_Problem_: Make a verbatim copy of the entries below; pictures stay out.

_Data supplied_:

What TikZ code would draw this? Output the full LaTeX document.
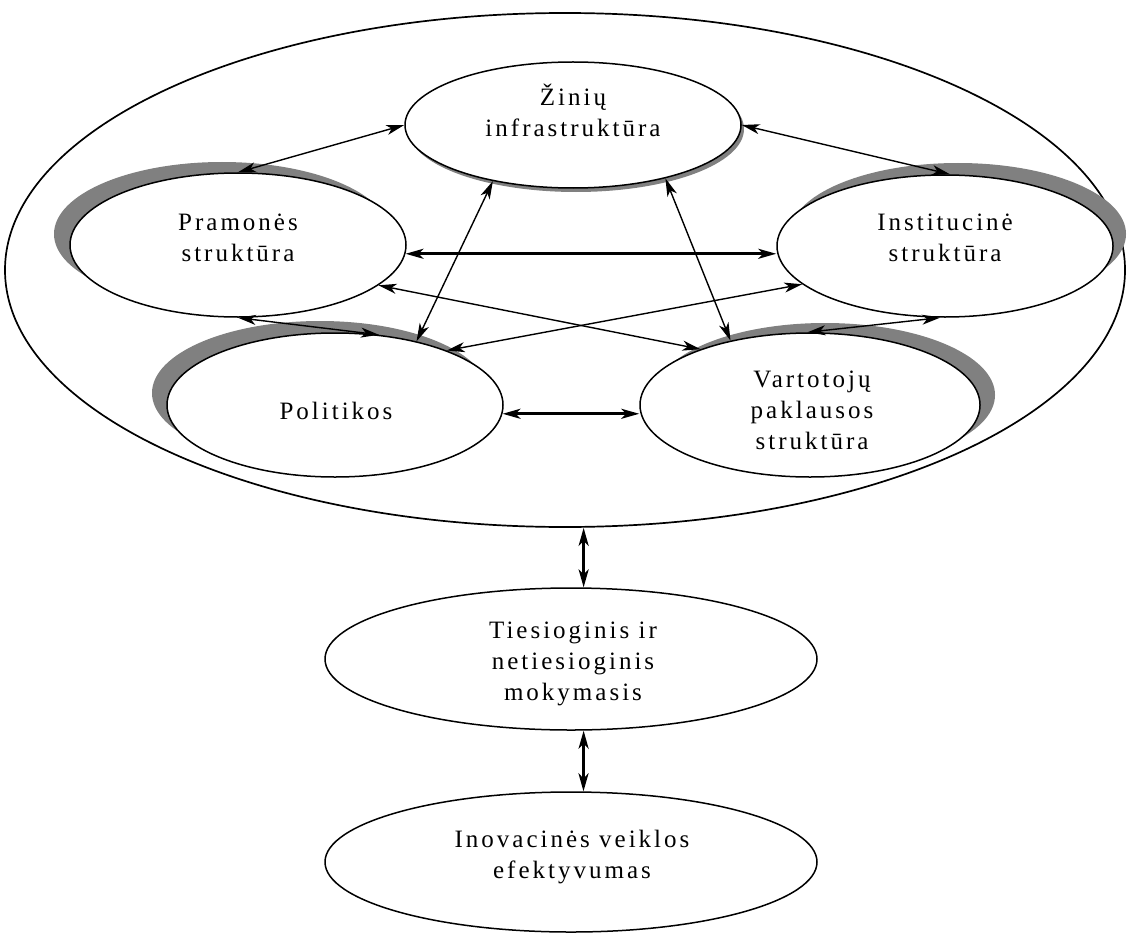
\documentclass[tikz,border=0pt]{standalone}
\usepackage{fontspec}
\setmainfont[LetterSpace=12]{Liberation Serif}
\usetikzlibrary{shapes.geometric,arrows.meta,shadows}

\begin{document}
\begin{tikzpicture}[x=0.5pt, y=-0.5pt,
		blob/.style={ellipse, draw, line width=0.75pt, fill=white, inner sep=0pt},
		txt/.style={align=center, font=\fontsize{12.5}{15.5}\selectfont},
		link/.style={<->, line width=0.7pt},
		biglink/.style={<->, line width=1.4pt},
		>={Stealth[length=9pt, width=5pt, inset=2.5pt]}]
	\useasboundingbox (0,0) rectangle (1127,936);
	\node[blob, line width=0.85pt, minimum width=560pt, minimum height=257pt] (sys) at (565,270) {};
	\node[blob, minimum width=168pt, minimum height=63pt, drop shadow={shadow xshift=1.5pt, shadow yshift=-2pt, fill=black!50, opacity=1}] (zin) at (573,125) {};
	\node[blob, minimum width=168pt, minimum height=72pt, drop shadow={shadow xshift=-8pt, shadow yshift=5.5pt, fill=black!50, opacity=1}] (pra) at (238,245) {};
	\node[blob, minimum width=168pt, minimum height=71pt, drop shadow={shadow xshift=6.5pt, shadow yshift=6pt, fill=black!50, opacity=1}] (ins) at (945,246) {};
	\node[blob, minimum width=168pt, minimum height=72pt, drop shadow={shadow xshift=-7.5pt, shadow yshift=6pt, fill=black!50, opacity=1}] (pol) at (335,405) {};
	\node[blob, minimum width=170pt, minimum height=72pt, drop shadow={shadow xshift=7.5pt, shadow yshift=5pt, fill=black!50, opacity=1}] (var) at (810,405) {};
	\node[blob, minimum width=246pt, minimum height=71pt] (tie) at (571,659) {};
	\node[blob, minimum width=246pt, minimum height=70pt] (ino) at (571,862) {};

	\node[txt] (zin-t) at (573,110) {Žinių\\infrastruktūra};
	\node[txt] (pra-t) at (238,238) {Pramonės\\struktūra};
	\node[txt] (ins-t) at (945,238) {Institucinė\\struktūra};
	\node[txt] (pol-t) at (336,411) {Politikos};
	\node[txt] (var-t) at (812,410) {Vartotojų\\paklausos\\struktūra};
	\node[txt] (tie-t) at (573,664) {Tiesioginis ir\\netiesioginis\\mokymasis};
	\node[txt] (ino-t) at (572,857) {Inovacinės veiklos\\efektyvumas};

	\draw[link] (zin.west) -- (pra.north);
	\draw[link] (zin.east) -- (ins.86);
	\draw[link] (zin.215) -- (pol.38);
	\draw[link] (zin.330) -- (var.141);
	\draw[biglink] (pra.-3) -- (pra.-3 -| ins.west);
	\draw[link] (pra.-16) -- (var.153);
	\draw[link] (ins.195) -- (pol.26);
	\draw[link] (pra.south) -- (pol.58);
	\draw[link] (ins.266) -- (var.92);
	\draw[biglink] (pol.-3) -- (pol.-3 -| var.west);
	\draw[biglink] (tie.80 |- sys.south) -- (tie.80);
	\draw[biglink] (tie.280) -- (ino.80);
\end{tikzpicture}
\end{document}
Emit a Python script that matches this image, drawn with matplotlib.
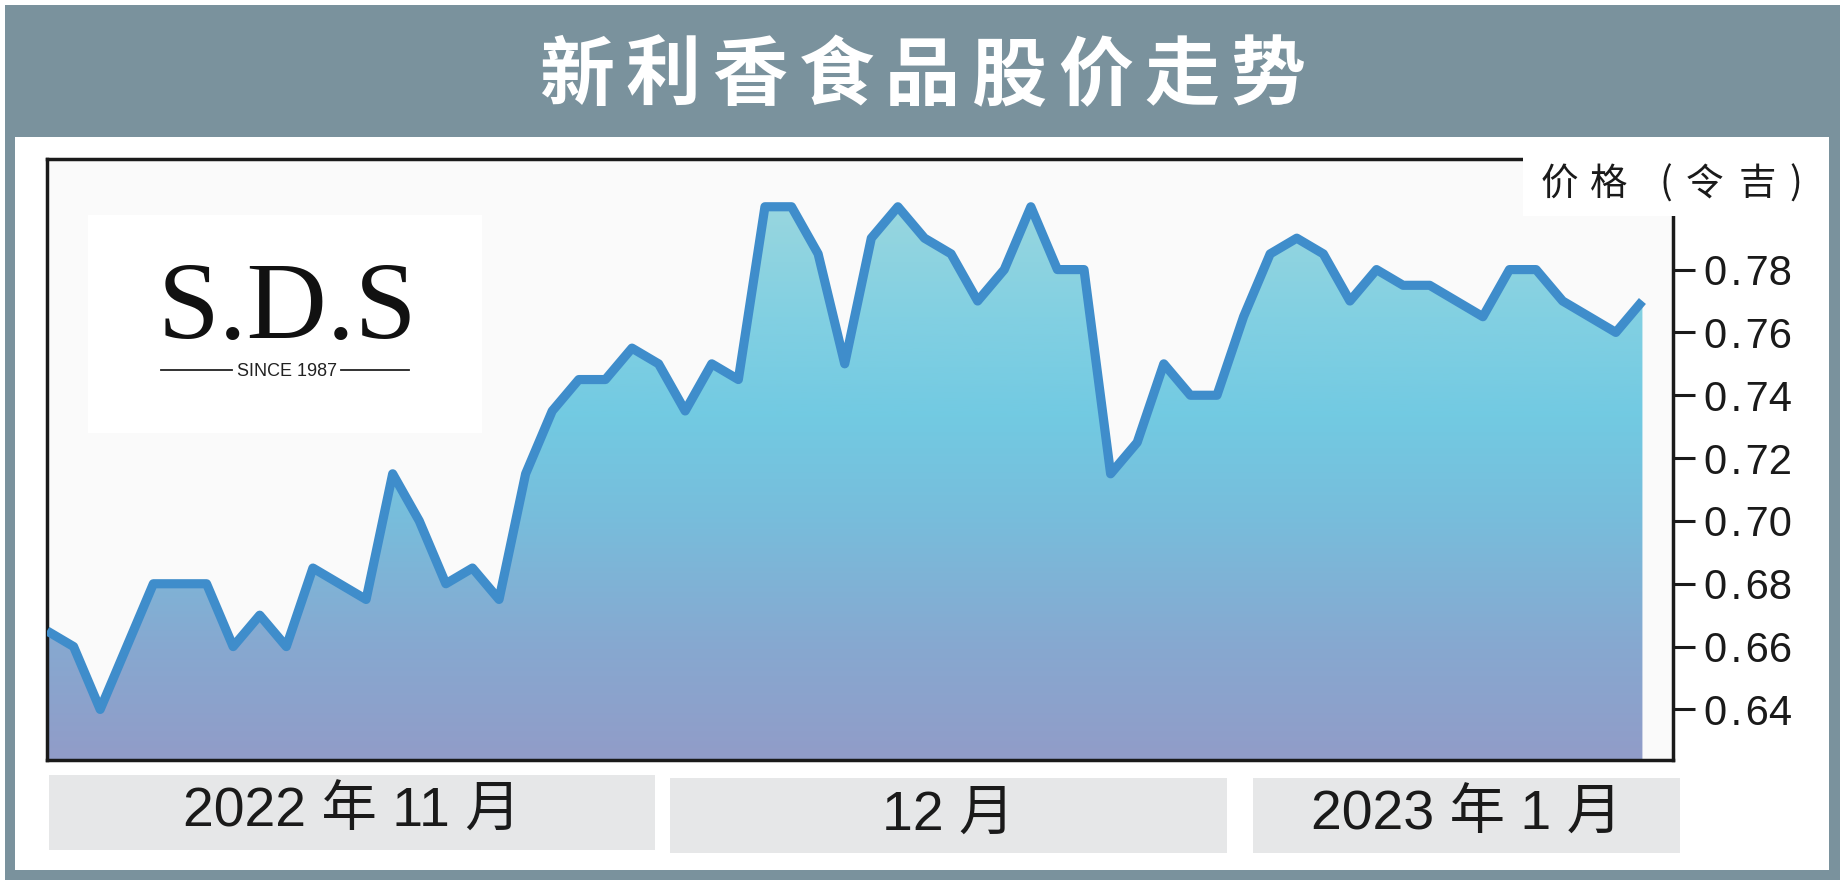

_Written reply_:
What TikZ code would draw this? Output the full LaTeX document.
\documentclass[tikz,border=0pt]{standalone}
\usepackage{fontspec}
\setmainfont[LetterSpace=12]{Liberation Serif}
\usetikzlibrary{shapes.geometric,arrows.meta,shadows}

\begin{document}
\begin{tikzpicture}[x=0.5pt, y=-0.5pt,
		blob/.style={ellipse, draw, line width=0.75pt, fill=white, inner sep=0pt},
		txt/.style={align=center, font=\fontsize{12.5}{15.5}\selectfont},
		link/.style={<->, line width=0.7pt},
		biglink/.style={<->, line width=1.4pt},
		>={Stealth[length=9pt, width=5pt, inset=2.5pt]}]
	\useasboundingbox (0,0) rectangle (1127,936);
	\node[blob, line width=0.85pt, minimum width=560pt, minimum height=257pt] (sys) at (565,270) {};
	\node[blob, minimum width=168pt, minimum height=63pt, drop shadow={shadow xshift=1.5pt, shadow yshift=-2pt, fill=black!50, opacity=1}] (zin) at (573,125) {};
	\node[blob, minimum width=168pt, minimum height=72pt, drop shadow={shadow xshift=-8pt, shadow yshift=5.5pt, fill=black!50, opacity=1}] (pra) at (238,245) {};
	\node[blob, minimum width=168pt, minimum height=71pt, drop shadow={shadow xshift=6.5pt, shadow yshift=6pt, fill=black!50, opacity=1}] (ins) at (945,246) {};
	\node[blob, minimum width=168pt, minimum height=72pt, drop shadow={shadow xshift=-7.5pt, shadow yshift=6pt, fill=black!50, opacity=1}] (pol) at (335,405) {};
	\node[blob, minimum width=170pt, minimum height=72pt, drop shadow={shadow xshift=7.5pt, shadow yshift=5pt, fill=black!50, opacity=1}] (var) at (810,405) {};
	\node[blob, minimum width=246pt, minimum height=71pt] (tie) at (571,659) {};
	\node[blob, minimum width=246pt, minimum height=70pt] (ino) at (571,862) {};

	\node[txt] (zin-t) at (573,110) {Žinių\\infrastruktūra};
	\node[txt] (pra-t) at (238,238) {Pramonės\\struktūra};
	\node[txt] (ins-t) at (945,238) {Institucinė\\struktūra};
	\node[txt] (pol-t) at (336,411) {Politikos};
	\node[txt] (var-t) at (812,410) {Vartotojų\\paklausos\\struktūra};
	\node[txt] (tie-t) at (573,664) {Tiesioginis ir\\netiesioginis\\mokymasis};
	\node[txt] (ino-t) at (572,857) {Inovacinės veiklos\\efektyvumas};

	\draw[link] (zin.west) -- (pra.north);
	\draw[link] (zin.east) -- (ins.86);
	\draw[link] (zin.215) -- (pol.38);
	\draw[link] (zin.330) -- (var.141);
	\draw[biglink] (pra.-3) -- (pra.-3 -| ins.west);
	\draw[link] (pra.-16) -- (var.153);
	\draw[link] (ins.195) -- (pol.26);
	\draw[link] (pra.south) -- (pol.58);
	\draw[link] (ins.266) -- (var.92);
	\draw[biglink] (pol.-3) -- (pol.-3 -| var.west);
	\draw[biglink] (tie.80 |- sys.south) -- (tie.80);
	\draw[biglink] (tie.280) -- (ino.80);
\end{tikzpicture}
\end{document}
Emit a Python script that matches this image, drawn with matplotlib.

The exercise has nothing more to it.